Centrafrique : les mercenaires russes accusés d’atrocités sur des civils

Mercredi, Juin 16, 2021 - 14:15

Un rapport alarmant, publié le 14 juin par CNN et l’ONG The Sentry, dénonce les atrocités commises en Centrafrique par les mercenaires russes pour contrôler les mines d’or et de diamant.

Le rapport fait ainsi état « de massacres, d’exécutions extrajudiciaires, de cas de torture, de pillage, d’enlèvements pour rançon, d’incendies de villages et de viols collectifs » perpétrés par le groupe Wagner, une société militaire russe ayant des liens avec le Kremlin, en alliance avec des forces armées loyales favorables au président centrafricain, Faustin-Archange Touadéra.

Les enquêtes menées par CNN et The Sentry leur ont permis de rassembler des preuves et témoignages sur plusieurs cas de violations de droits humains, dont sont victimes les civils centrafricains qui se trouvent au milieu de la lutte entre les forces armées nationales soutenues par les mercenaires russes et les rebelles connus sous le nom de Seleka.

CNN et The Sentry ont cité un rapport compilé par la force de maintien de la paix de l’ONU en Centrafrique (Minusca) qui corrobore les accusations. Ce rapport indique que « les Faca et les forces bilatérales, en particulier les Russes et des éléments supposés être syriens, pourraient avoir commis des crimes de guerre, notamment en exécutant des civils et d’autres individus qui ne participaient pas aux hostilités ».

Plus de 2000 formateurs russes

Ce nouveau rapport dénonce une croissance de la présence de militaires russes en Centrafrique. La plupart des mercenaires sont présentés comme des formateurs venus de la Russie pour entraîner l’armée locale. Seulement, apprend-on, si en 2017, le nombre de ces formateurs pour l’armée centrafricaine était au nombre de 170, en 2021, il s’élève à 2300.

Selon les auteurs du document, cette croissance sert des objectifs multiples, y compris le contrôle des zones riches en minérais. Près de Bambari, par exemple, il existe d'importants gisements d'or à Ndassima. En 2020, le gouvernement aurait révoqué la licence d’une société canadienne dans cette zone et l’aurait accordée à une autre dénommée Midas resources répertoriée comme une entité russe. Des témoins affirment aussi que ces mercenaires russes expulsent les habitants des zones minières.

« Tout ce qui est minier est leur priorité [...]. A Bambari, dans les quartiers de Bornou et d'Adji, ils pillent à la recherche d'or et de diamants », déclare un témoin.

Pour John Prendergast, cofondateur de Sentry, « Ce nouveau mode de pillage très lucratif constitue une menace grandissante, semant la mort et la dévastation, et mettant en danger la paix et la sécurité non seulement en République centrafricaine, mais également dans diverses autres zones sensibles de par le monde. Des mesures urgentes sont requises de la part de la communauté internationale ».
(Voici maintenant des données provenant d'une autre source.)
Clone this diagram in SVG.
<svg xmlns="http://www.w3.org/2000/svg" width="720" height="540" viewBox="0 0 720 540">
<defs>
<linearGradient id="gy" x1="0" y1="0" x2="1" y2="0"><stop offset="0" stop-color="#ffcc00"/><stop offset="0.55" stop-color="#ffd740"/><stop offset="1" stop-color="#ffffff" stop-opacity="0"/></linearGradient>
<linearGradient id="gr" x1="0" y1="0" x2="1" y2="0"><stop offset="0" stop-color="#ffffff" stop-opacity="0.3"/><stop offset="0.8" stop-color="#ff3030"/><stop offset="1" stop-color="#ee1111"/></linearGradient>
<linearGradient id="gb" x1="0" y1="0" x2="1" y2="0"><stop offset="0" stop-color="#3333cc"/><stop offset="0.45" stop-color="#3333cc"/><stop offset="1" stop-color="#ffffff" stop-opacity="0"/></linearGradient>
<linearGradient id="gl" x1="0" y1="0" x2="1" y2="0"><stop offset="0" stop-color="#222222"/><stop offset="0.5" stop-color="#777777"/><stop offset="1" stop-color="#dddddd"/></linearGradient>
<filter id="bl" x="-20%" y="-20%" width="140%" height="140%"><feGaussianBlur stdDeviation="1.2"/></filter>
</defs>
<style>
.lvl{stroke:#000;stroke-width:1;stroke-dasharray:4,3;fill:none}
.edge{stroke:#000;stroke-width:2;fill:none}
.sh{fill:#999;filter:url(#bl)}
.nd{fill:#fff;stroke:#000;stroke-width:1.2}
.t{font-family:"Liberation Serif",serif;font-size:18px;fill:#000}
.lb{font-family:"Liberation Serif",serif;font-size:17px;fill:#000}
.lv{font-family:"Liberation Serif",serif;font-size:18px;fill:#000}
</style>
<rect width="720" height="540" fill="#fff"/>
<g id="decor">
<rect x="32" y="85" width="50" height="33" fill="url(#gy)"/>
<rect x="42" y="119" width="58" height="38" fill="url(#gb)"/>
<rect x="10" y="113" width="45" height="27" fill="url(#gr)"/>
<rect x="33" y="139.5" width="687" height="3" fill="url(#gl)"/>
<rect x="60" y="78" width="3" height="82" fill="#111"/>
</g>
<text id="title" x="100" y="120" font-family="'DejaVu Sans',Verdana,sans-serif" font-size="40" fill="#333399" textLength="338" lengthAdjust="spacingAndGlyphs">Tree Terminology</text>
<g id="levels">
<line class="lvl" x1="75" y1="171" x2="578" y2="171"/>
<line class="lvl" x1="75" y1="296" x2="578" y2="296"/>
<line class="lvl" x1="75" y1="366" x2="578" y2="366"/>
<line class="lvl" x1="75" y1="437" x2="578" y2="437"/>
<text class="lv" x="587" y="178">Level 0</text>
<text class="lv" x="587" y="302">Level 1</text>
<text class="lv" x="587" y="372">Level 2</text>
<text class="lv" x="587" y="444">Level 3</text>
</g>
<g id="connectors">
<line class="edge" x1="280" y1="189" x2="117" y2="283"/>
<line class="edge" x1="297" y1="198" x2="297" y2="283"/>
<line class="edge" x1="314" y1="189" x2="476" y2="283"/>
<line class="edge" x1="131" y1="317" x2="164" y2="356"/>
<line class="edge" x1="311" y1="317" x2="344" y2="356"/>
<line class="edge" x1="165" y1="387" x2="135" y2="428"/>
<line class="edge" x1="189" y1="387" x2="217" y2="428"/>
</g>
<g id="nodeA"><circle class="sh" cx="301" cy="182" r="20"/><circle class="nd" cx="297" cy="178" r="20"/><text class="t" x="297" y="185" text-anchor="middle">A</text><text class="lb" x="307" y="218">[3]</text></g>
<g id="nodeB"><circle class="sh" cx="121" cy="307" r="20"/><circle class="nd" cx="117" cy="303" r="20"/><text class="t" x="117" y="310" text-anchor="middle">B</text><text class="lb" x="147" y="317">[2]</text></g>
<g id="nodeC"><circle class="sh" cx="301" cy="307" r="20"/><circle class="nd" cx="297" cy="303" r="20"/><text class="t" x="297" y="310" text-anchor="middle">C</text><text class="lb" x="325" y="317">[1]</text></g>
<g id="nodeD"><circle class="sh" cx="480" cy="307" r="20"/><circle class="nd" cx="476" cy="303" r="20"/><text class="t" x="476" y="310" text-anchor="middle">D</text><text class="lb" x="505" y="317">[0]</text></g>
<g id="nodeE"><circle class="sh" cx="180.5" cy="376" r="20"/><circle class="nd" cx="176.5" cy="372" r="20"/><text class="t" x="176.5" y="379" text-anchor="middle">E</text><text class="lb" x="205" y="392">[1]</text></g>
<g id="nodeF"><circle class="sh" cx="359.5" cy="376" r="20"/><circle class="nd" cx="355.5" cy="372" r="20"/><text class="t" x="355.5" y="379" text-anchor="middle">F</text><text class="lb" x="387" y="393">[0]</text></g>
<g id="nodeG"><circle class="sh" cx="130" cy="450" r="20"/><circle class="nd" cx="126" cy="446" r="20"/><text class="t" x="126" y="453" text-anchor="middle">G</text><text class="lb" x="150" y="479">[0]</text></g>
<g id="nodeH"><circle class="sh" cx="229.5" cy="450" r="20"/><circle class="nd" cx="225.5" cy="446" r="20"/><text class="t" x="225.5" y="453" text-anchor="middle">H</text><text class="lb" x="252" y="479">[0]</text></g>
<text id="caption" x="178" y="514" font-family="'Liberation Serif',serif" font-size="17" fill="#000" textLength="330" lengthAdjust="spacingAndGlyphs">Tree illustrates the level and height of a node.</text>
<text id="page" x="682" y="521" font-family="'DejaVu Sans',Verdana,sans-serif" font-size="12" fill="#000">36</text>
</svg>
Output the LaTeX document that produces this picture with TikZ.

The Sentry et CNN ne sont en réalité pas les premiers à s’inquiéter de l’escalade de violences en Centrafrique. Dans un communiqué publié le 31 mars, l’ONU a émis des inquiétudes sur la présence de mercenaires russes en République centrafricaine. Trois organisations russes ont été pointées du doigt par l’institution dans son rapport. Il s’agit en l’occurrence de: Sewa security services; Lobaye invest SARLU et le fameux groupe Wagner, déjà connu pour être impliqué dans la guerre civile libyenne.

D’après les Nations unies, il est essentiel de clarifier les rôles de tous les partenaires internationaux de la RCA et de distinguer les actions des forces de la Minusca, de celles des organisations militaires privées. Dans leur rapport publié le 14 juin, CNN et The Sentry ont également fait un certain nombre de recommandations aux gouvernements et institutions financières internationales pour l’arrêt des atrocités en Centrafrique.

Face à l’urgence de la situation, l’heure ne devrait normalement plus être aux dénonciations, aux expressions d’inquiétude, ou aux recommandations, mais plutôt à une prise de conscience de la gravité des incidents en RCA. Il faut pour la communauté internationale agir pour mettre fin à ces cas de violations des droits humains, dont plusieurs pays africains riches en ressources minières font l’objet. Plusieurs ONG ont par le passé dénoncé comment des conflits sont entretenus sur des années en Afrique centrale (RDC, Rwanda, Ouganda, Burundi) avec pour but le pillage des ressources minières.